Exercise objective: Copy out every line that contains "code".
BEGIN
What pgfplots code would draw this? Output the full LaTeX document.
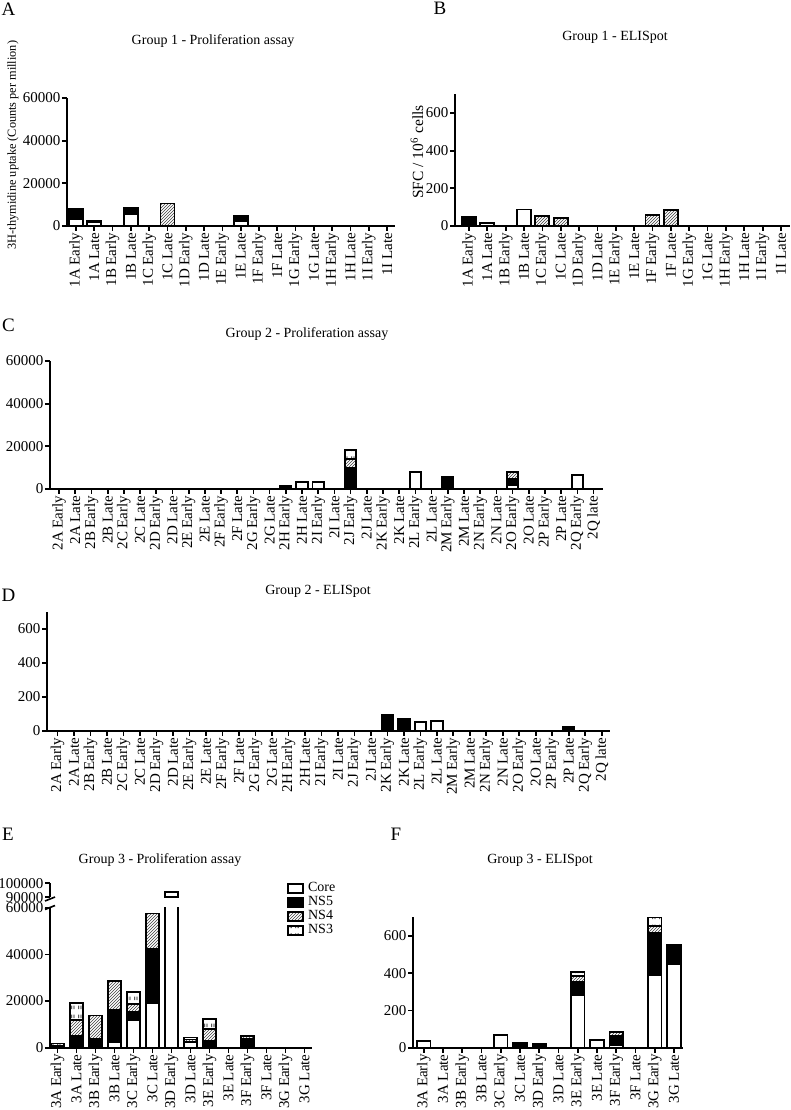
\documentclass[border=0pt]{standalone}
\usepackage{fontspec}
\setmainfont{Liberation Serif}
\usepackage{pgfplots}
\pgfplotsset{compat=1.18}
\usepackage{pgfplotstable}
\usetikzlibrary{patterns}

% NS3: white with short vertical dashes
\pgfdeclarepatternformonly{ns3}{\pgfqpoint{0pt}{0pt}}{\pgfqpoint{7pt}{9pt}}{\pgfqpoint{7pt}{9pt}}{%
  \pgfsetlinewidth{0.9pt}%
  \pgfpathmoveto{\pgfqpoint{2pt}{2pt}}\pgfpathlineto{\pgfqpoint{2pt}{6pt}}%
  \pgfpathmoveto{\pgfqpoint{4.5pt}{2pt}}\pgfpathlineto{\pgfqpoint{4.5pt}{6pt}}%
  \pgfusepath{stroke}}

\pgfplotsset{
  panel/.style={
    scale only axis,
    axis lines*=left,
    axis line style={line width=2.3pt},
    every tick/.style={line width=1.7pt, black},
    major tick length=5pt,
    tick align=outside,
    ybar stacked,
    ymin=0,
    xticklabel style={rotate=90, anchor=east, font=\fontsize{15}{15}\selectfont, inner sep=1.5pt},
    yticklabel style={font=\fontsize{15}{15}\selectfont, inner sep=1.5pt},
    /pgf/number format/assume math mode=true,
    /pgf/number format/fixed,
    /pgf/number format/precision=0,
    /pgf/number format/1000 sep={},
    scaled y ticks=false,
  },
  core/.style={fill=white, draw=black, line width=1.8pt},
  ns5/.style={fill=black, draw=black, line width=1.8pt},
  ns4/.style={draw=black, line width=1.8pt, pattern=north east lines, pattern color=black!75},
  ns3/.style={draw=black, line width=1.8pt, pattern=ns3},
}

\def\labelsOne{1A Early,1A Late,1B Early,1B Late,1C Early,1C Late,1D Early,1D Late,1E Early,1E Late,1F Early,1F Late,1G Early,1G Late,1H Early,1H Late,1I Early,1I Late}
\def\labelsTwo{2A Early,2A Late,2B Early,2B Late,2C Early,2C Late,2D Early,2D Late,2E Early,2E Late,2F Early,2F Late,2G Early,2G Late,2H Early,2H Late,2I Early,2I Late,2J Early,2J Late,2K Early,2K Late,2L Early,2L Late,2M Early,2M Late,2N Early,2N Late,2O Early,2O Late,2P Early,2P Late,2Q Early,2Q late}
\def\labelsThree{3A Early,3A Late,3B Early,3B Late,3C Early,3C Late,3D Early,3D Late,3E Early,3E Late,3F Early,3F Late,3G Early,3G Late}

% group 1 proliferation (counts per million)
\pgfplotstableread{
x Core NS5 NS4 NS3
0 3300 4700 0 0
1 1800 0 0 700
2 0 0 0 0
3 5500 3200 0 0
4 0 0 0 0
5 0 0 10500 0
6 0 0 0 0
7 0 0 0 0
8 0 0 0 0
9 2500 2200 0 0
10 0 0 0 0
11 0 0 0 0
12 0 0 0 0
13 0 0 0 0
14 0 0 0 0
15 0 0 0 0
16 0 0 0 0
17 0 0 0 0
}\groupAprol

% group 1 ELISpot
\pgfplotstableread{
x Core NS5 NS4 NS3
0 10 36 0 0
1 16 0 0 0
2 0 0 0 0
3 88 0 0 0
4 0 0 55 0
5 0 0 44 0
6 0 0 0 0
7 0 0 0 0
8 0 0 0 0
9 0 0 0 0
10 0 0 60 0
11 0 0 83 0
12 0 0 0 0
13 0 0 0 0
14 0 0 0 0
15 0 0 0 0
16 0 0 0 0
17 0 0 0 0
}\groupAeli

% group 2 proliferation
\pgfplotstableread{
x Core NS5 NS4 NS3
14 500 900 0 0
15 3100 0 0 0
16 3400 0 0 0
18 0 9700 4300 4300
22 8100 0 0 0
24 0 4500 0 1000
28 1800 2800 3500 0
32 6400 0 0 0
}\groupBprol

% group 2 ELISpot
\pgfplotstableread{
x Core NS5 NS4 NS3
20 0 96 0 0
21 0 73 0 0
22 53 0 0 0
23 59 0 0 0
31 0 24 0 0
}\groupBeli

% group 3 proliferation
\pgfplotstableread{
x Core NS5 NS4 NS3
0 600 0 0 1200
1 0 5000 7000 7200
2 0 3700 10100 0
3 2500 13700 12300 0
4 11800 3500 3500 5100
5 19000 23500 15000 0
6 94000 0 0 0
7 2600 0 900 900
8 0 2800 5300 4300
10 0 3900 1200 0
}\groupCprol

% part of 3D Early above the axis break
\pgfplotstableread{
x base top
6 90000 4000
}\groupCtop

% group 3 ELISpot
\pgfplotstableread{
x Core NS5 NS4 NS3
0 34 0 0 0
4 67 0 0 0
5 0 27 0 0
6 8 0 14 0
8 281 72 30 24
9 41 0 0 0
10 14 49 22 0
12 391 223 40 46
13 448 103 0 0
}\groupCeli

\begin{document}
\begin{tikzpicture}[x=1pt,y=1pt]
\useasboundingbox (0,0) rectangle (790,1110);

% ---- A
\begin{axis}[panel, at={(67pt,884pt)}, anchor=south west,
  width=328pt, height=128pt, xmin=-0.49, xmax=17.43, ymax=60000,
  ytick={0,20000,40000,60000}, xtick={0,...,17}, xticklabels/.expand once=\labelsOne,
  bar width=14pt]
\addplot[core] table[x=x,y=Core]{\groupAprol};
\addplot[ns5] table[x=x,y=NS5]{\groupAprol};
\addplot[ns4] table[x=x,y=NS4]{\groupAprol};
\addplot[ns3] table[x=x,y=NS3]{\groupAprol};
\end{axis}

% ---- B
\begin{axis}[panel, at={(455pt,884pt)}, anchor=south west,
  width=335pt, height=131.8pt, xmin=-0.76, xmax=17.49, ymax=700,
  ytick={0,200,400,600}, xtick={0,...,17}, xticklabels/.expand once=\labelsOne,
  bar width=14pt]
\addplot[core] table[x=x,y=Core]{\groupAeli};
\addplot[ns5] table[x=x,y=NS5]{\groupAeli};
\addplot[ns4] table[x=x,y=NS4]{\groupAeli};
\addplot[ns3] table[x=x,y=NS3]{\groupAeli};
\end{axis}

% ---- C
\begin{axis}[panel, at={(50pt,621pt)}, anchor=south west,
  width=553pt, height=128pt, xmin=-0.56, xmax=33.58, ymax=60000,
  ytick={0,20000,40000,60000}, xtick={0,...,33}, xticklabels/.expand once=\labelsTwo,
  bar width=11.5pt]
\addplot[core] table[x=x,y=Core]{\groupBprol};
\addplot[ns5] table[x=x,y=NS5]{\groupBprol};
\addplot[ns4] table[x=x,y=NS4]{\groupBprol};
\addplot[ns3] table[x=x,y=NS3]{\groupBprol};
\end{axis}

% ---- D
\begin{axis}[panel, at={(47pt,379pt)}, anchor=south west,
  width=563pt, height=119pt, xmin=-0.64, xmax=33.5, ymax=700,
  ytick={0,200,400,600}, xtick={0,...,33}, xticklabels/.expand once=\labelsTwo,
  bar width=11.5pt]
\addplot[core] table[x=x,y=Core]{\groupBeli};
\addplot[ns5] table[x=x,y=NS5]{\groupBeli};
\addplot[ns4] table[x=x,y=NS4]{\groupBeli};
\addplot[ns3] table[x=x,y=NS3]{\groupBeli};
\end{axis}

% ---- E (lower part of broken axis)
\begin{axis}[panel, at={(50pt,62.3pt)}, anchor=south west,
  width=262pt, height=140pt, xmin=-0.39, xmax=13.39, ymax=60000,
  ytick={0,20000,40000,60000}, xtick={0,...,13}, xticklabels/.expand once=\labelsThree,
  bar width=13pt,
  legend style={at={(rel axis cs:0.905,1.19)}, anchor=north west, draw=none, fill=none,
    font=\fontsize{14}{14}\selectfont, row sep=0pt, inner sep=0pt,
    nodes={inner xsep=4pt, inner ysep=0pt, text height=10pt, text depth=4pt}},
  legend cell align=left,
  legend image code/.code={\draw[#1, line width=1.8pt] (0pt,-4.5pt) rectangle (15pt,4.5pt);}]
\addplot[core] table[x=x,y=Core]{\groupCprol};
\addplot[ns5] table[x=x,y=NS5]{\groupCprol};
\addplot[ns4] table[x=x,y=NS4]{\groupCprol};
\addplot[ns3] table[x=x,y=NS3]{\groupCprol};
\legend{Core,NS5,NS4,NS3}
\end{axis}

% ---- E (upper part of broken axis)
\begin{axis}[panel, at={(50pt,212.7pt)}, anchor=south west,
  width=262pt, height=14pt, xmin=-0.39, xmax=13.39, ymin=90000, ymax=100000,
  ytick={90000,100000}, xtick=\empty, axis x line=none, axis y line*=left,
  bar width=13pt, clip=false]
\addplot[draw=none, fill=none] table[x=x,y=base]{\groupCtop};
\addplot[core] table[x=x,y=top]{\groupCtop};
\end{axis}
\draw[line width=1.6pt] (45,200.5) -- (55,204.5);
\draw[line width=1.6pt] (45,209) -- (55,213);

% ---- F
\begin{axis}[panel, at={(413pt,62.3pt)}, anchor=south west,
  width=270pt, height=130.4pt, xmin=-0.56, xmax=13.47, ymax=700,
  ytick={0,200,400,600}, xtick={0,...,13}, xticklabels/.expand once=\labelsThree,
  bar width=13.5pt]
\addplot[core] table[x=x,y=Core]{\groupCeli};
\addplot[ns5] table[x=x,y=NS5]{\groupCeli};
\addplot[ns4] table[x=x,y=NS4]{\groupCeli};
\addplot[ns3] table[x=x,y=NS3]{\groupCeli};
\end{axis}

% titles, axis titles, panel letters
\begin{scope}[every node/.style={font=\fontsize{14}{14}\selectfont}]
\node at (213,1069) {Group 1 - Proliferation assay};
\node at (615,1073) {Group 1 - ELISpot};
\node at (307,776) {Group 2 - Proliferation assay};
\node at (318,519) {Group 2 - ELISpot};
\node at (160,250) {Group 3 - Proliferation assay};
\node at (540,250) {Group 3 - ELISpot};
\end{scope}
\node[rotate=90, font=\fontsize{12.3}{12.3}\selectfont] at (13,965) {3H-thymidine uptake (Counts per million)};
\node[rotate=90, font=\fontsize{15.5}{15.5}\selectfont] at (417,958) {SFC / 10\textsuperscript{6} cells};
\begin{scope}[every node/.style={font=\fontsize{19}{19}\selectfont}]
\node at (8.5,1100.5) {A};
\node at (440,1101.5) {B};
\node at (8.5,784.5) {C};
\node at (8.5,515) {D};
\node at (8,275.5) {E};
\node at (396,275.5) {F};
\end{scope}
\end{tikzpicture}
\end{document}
END
Worked answer:
What pgfplots code would draw this? Output the full LaTeX document.
  legend image code/.code={\draw[#1, line width=1.8pt] (0pt,-4.5pt) rectangle (15pt,4.5pt);}]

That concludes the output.